• _Task statement_
Transcribe every line exactly. Leave the pictures behind.

• _Dataset section_
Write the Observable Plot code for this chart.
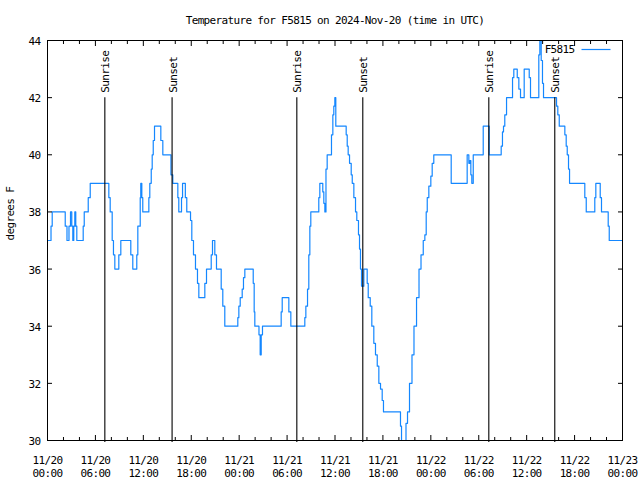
<!DOCTYPE html>
<html><head><meta charset="utf-8">
<script src="https://cdn.jsdelivr.net/npm/d3@7"></script>
<script src="https://cdn.jsdelivr.net/npm/@observablehq/plot@0.6"></script>
<style>body{margin:0;background:#fff;}</style>
</head><body><div id="chart"></div>
<script>
// hours since 2024-11-20 00:00 UTC, and temperature (°F), plotted as steps
const hours = [0.00,0.44,0.59,2.22,2.44,2.69,2.88,3.04,3.17,3.29,3.42,3.54,3.67,4.47,4.60,5.10,5.35,
  7.68,7.85,8.10,8.26,8.43,8.93,9.18,10.43,10.68,11.18,11.31,11.61,11.68,11.81,11.93,12.69,12.81,12.99,
  13.11,13.24,13.40,14.19,14.44,15.46,15.69,16.32,16.44,16.78,16.91,17.26,17.44,17.91,18.07,18.28,18.53,
  18.78,18.95,19.70,19.91,20.50,20.66,20.95,21.16,21.75,21.95,22.20,23.83,23.96,24.13,24.38,24.54,24.71,
  25.76,25.88,25.96,26.48,26.63,26.76,26.92,29.26,29.39,30.22,30.47,32.22,32.35,32.56,32.72,32.85,32.97,
  33.97,34.10,34.47,34.60,34.73,34.87,35.02,35.56,35.73,35.85,35.98,36.10,37.40,37.53,37.65,37.82,38.03,
  38.16,38.36,38.57,38.73,38.94,39.07,39.19,39.32,39.61,40.03,40.16,40.41,40.61,40.86,41.07,41.29,41.49,
  41.70,41.91,42.07,44.20,44.33,44.89,45.08,45.33,45.64,45.89,46.21,46.52,46.77,47.05,47.25,47.42,47.55,
  47.75,48.00,48.17,48.37,50.55,52.55,52.76,52.88,53.01,53.13,53.31,54.56,55.31,56.81,56.97,57.10,57.26,
  57.48,58.23,58.39,58.82,59.02,59.23,59.69,60.32,60.48,61.52,61.65,61.82,61.98,62.11,63.74,63.90,64.08,
  64.78,64.95,65.08,65.24,65.37,67.28,67.46,68.53,68.66,69.21,69.37,70.21,70.34,72.00];
const temps = [37,37.5,38,37.5,37,37.5,38,37.5,37,37.5,38,37.5,37,37.5,38,38.5,39,
  38.5,38,37,36.5,36,36.5,37,36.5,36,36.5,37.5,38.5,39,38.5,38,38.5,39,39.5,
  40,40.5,41,40.5,40,39.3,39,38.5,38,38.5,39,38.5,38,37.7,37,36.5,36,
  35.5,35,35.5,36,36.5,37,36.5,36,35.3,34.7,34,34.3,34.7,35,35.3,35.7,36,
  35.5,34.5,34,33.7,33,33.7,34,34.5,35,34.5,34,34.3,34.7,35.3,36.5,37.5,38,
  38.5,39,38.7,38.3,38,39.5,40,40.7,41.4,41.7,42,41,40.7,40.3,40,39.7,39.3,
  39,38.5,38,37.7,37.2,36.7,36,35.4,36,35.5,35,34.7,34,33.4,33,32.6,32,
  31.8,31.4,31,30.5,30,30.6,31,32,33,34,35,36,36.5,37,37.2,38,38.5,
  38.9,39.25,39.7,40,39,40,39.7,39.8,39.3,39,40,41,40,40.3,40.8,41,41.4,
  42,42.7,43,42.7,42.3,42,43,42.7,42,43.5,44,43.3,42.5,42,41.7,41.4,41,
  40.7,40.3,40,39.5,39,38.5,38,38.5,39,38.5,38,37.5,37,37];

const sunHours = [7.18, 15.60, 31.22, 39.48, 55.26, 63.52];
const sunLabels = ["Sunrise", "Sunset", "Sunrise", "Sunset", "Sunrise", "Sunset"];

const yTicks = [30, 32, 34, 36, 38, 40, 42, 44];
const xMajorHours = [0, 6, 12, 18, 24, 30, 36, 42, 48, 54, 60, 66, 72];
const xMinorHours = [2, 4, 8, 10, 14, 16, 20, 22, 26, 28, 32, 34, 38, 40, 44, 46, 50, 52, 56, 58, 62, 64, 68, 70];

const titleText = "Temperature for F5815 on 2024-Nov-20 (time in UTC)";
const yLabel = "degrees F";
const seriesName = "F5815";

const lineColor = "#1487ff";
const t0 = Date.UTC(2024, 10, 20);
const toDate = h => new Date(t0 + h * 3600e3);

const data = hours.map((h, i) => ({time: toDate(h), temp: temps[i]}));
const sun = sunHours.map((h, i) => ({time: toDate(h), label: sunLabels[i]}));
const majors = xMajorHours.map(toDate);
const minors = xMinorHours.map(toDate);
const fmtD = d3.utcFormat("%m/%d"), fmtT = d3.utcFormat("%H:%M");

const chart = Plot.plot({
  width: 640, height: 480,
  marginLeft: 47, marginRight: 18, marginTop: 40, marginBottom: 40,
  style: {fontFamily: "'DejaVu Sans Mono', monospace", fontSize: "11px", background: "#fff", color: "#000", letterSpacing: "-0.65px"},
  x: {type: "utc", domain: [toDate(0), toDate(72)], label: null},
  y: {domain: [30, 44], label: null},
  marks: [
    Plot.line(data, {x: "time", y: "temp", curve: "step-after", stroke: lineColor, strokeWidth: 1.2}),
    Plot.ruleX(sun, {x: "time", y1: 30, y2: 42, insetTop: 2, stroke: "#000", strokeWidth: 1.1}),
    Plot.text(sun, {x: "time", y: 42, text: "label", rotate: -90, textAnchor: "start", dy: -5, dx: 1, fill: "#000"}),
    Plot.frame({stroke: "#000"}),
    Plot.axisX({anchor: "bottom", ticks: majors, tickSize: -5, fill: "none", label: null}),
    Plot.axisX({anchor: "bottom", ticks: minors, tickSize: -3, fill: "none", label: null}),
    Plot.axisX({anchor: "top", ticks: majors, tickSize: -5, fill: "none", label: null}),
    Plot.axisX({anchor: "top", ticks: minors, tickSize: -3, fill: "none", label: null}),
    Plot.axisX({anchor: "bottom", ticks: majors, tickSize: 0, tickPadding: 14, lineHeight: 1.2,
      tickFormat: d => fmtD(d) + "\n" + fmtT(d), label: null, fill: "#000"}),
    Plot.axisY({anchor: "left", ticks: yTicks, tickSize: -5, fill: "none", label: null}),
    Plot.axisY({anchor: "right", ticks: yTicks, tickSize: -5, fill: "none", label: null}),
    Plot.axisY({anchor: "left", ticks: yTicks, tickSize: 0, tickPadding: 7, dy: 1, label: null, fill: "#000"}),
    Plot.text([yLabel], {frameAnchor: "left", dx: -37, rotate: -90, fill: "#000"}),
    Plot.text([titleText], {frameAnchor: "top", dy: -20, lineAnchor: "middle", fill: "#000"}),
    Plot.text([seriesName], {frameAnchor: "top-right", dx: -48, dy: 9, lineAnchor: "middle", textAnchor: "end", fill: "#000"}),
    Plot.dot([seriesName], {frameAnchor: "top-right", dx: -26.5, dy: 9, fill: "none", stroke: lineColor, strokeWidth: 1.2,
      symbol: {draw(ctx) { ctx.moveTo(-14.5, 0); ctx.lineTo(14.5, 0); }}})
  ]
});
document.getElementById("chart").appendChild(chart);
</script>
</body></html>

• _Output for this task_
Write the Observable Plot code for this chart.
<!DOCTYPE html>
<html><head><meta charset="utf-8">
<script src="https://cdn.jsdelivr.net/npm/d3@7"></script>
<script src="https://cdn.jsdelivr.net/npm/@observablehq/plot@0.6"></script>
<style>body{margin:0;background:#fff;}</style>
</head><body><div id="chart"></div>
<script>
// hours since 2024-11-20 00:00 UTC, and temperature (°F), plotted as steps
const hours = [0.00,0.44,0.59,2.22,2.44,2.69,2.88,3.04,3.17,3.29,3.42,3.54,3.67,4.47,4.60,5.10,5.35,
  7.68,7.85,8.10,8.26,8.43,8.93,9.18,10.43,10.68,11.18,11.31,11.61,11.68,11.81,11.93,12.69,12.81,12.99,
  13.11,13.24,13.40,14.19,14.44,15.46,15.69,16.32,16.44,16.78,16.91,17.26,17.44,17.91,18.07,18.28,18.53,
  18.78,18.95,19.70,19.91,20.50,20.66,20.95,21.16,21.75,21.95,22.20,23.83,23.96,24.13,24.38,24.54,24.71,
  25.76,25.88,25.96,26.48,26.63,26.76,26.92,29.26,29.39,30.22,30.47,32.22,32.35,32.56,32.72,32.85,32.97,
  33.97,34.10,34.47,34.60,34.73,34.87,35.02,35.56,35.73,35.85,35.98,36.10,37.40,37.53,37.65,37.82,38.03,
  38.16,38.36,38.57,38.73,38.94,39.07,39.19,39.32,39.61,40.03,40.16,40.41,40.61,40.86,41.07,41.29,41.49,
  41.70,41.91,42.07,44.20,44.33,44.89,45.08,45.33,45.64,45.89,46.21,46.52,46.77,47.05,47.25,47.42,47.55,
  47.75,48.00,48.17,48.37,50.55,52.55,52.76,52.88,53.01,53.13,53.31,54.56,55.31,56.81,56.97,57.10,57.26,
  57.48,58.23,58.39,58.82,59.02,59.23,59.69,60.32,60.48,61.52,61.65,61.82,61.98,62.11,63.74,63.90,64.08,
  64.78,64.95,65.08,65.24,65.37,67.28,67.46,68.53,68.66,69.21,69.37,70.21,70.34,72.00];
const temps = [37,37.5,38,37.5,37,37.5,38,37.5,37,37.5,38,37.5,37,37.5,38,38.5,39,
  38.5,38,37,36.5,36,36.5,37,36.5,36,36.5,37.5,38.5,39,38.5,38,38.5,39,39.5,
  40,40.5,41,40.5,40,39.3,39,38.5,38,38.5,39,38.5,38,37.7,37,36.5,36,
  35.5,35,35.5,36,36.5,37,36.5,36,35.3,34.7,34,34.3,34.7,35,35.3,35.7,36,
  35.5,34.5,34,33.7,33,33.7,34,34.5,35,34.5,34,34.3,34.7,35.3,36.5,37.5,38,
  38.5,39,38.7,38.3,38,39.5,40,40.7,41.4,41.7,42,41,40.7,40.3,40,39.7,39.3,
  39,38.5,38,37.7,37.2,36.7,36,35.4,36,35.5,35,34.7,34,33.4,33,32.6,32,
  31.8,31.4,31,30.5,30,30.6,31,32,33,34,35,36,36.5,37,37.2,38,38.5,
  38.9,39.25,39.7,40,39,40,39.7,39.8,39.3,39,40,41,40,40.3,40.8,41,41.4,
  42,42.7,43,42.7,42.3,42,43,42.7,42,43.5,44,43.3,42.5,42,41.7,41.4,41,
  40.7,40.3,40,39.5,39,38.5,38,38.5,39,38.5,38,37.5,37,37];

const sunHours = [7.18, 15.60, 31.22, 39.48, 55.26, 63.52];
const sunLabels = ["Sunrise", "Sunset", "Sunrise", "Sunset", "Sunrise", "Sunset"];

const yTicks = [30, 32, 34, 36, 38, 40, 42, 44];
const xMajorHours = [0, 6, 12, 18, 24, 30, 36, 42, 48, 54, 60, 66, 72];
const xMinorHours = [2, 4, 8, 10, 14, 16, 20, 22, 26, 28, 32, 34, 38, 40, 44, 46, 50, 52, 56, 58, 62, 64, 68, 70];

const titleText = "Temperature for F5815 on 2024-Nov-20 (time in UTC)";
const yLabel = "degrees F";
const seriesName = "F5815";

const lineColor = "#1487ff";
const t0 = Date.UTC(2024, 10, 20);
const toDate = h => new Date(t0 + h * 3600e3);

const data = hours.map((h, i) => ({time: toDate(h), temp: temps[i]}));
const sun = sunHours.map((h, i) => ({time: toDate(h), label: sunLabels[i]}));
const majors = xMajorHours.map(toDate);
const minors = xMinorHours.map(toDate);
const fmtD = d3.utcFormat("%m/%d"), fmtT = d3.utcFormat("%H:%M");

const chart = Plot.plot({
  width: 640, height: 480,
  marginLeft: 47, marginRight: 18, marginTop: 40, marginBottom: 40,
  style: {fontFamily: "'DejaVu Sans Mono', monospace", fontSize: "11px", background: "#fff", color: "#000", letterSpacing: "-0.65px"},
  x: {type: "utc", domain: [toDate(0), toDate(72)], label: null},
  y: {domain: [30, 44], label: null},
  marks: [
    Plot.line(data, {x: "time", y: "temp", curve: "step-after", stroke: lineColor, strokeWidth: 1.2}),
    Plot.ruleX(sun, {x: "time", y1: 30, y2: 42, insetTop: 2, stroke: "#000", strokeWidth: 1.1}),
    Plot.text(sun, {x: "time", y: 42, text: "label", rotate: -90, textAnchor: "start", dy: -5, dx: 1, fill: "#000"}),
    Plot.frame({stroke: "#000"}),
    Plot.axisX({anchor: "bottom", ticks: majors, tickSize: -5, fill: "none", label: null}),
    Plot.axisX({anchor: "bottom", ticks: minors, tickSize: -3, fill: "none", label: null}),
    Plot.axisX({anchor: "top", ticks: majors, tickSize: -5, fill: "none", label: null}),
    Plot.axisX({anchor: "top", ticks: minors, tickSize: -3, fill: "none", label: null}),
    Plot.axisX({anchor: "bottom", ticks: majors, tickSize: 0, tickPadding: 14, lineHeight: 1.2,
      tickFormat: d => fmtD(d) + "\n" + fmtT(d), label: null, fill: "#000"}),
    Plot.axisY({anchor: "left", ticks: yTicks, tickSize: -5, fill: "none", label: null}),
    Plot.axisY({anchor: "right", ticks: yTicks, tickSize: -5, fill: "none", label: null}),
    Plot.axisY({anchor: "left", ticks: yTicks, tickSize: 0, tickPadding: 7, dy: 1, label: null, fill: "#000"}),
    Plot.text([yLabel], {frameAnchor: "left", dx: -37, rotate: -90, fill: "#000"}),
    Plot.text([titleText], {frameAnchor: "top", dy: -20, lineAnchor: "middle", fill: "#000"}),
    Plot.text([seriesName], {frameAnchor: "top-right", dx: -48, dy: 9, lineAnchor: "middle", textAnchor: "end", fill: "#000"}),
    Plot.dot([seriesName], {frameAnchor: "top-right", dx: -26.5, dy: 9, fill: "none", stroke: lineColor, strokeWidth: 1.2,
      symbol: {draw(ctx) { ctx.moveTo(-14.5, 0); ctx.lineTo(14.5, 0); }}})
  ]
});
document.getElementById("chart").appendChild(chart);
</script>
</body></html>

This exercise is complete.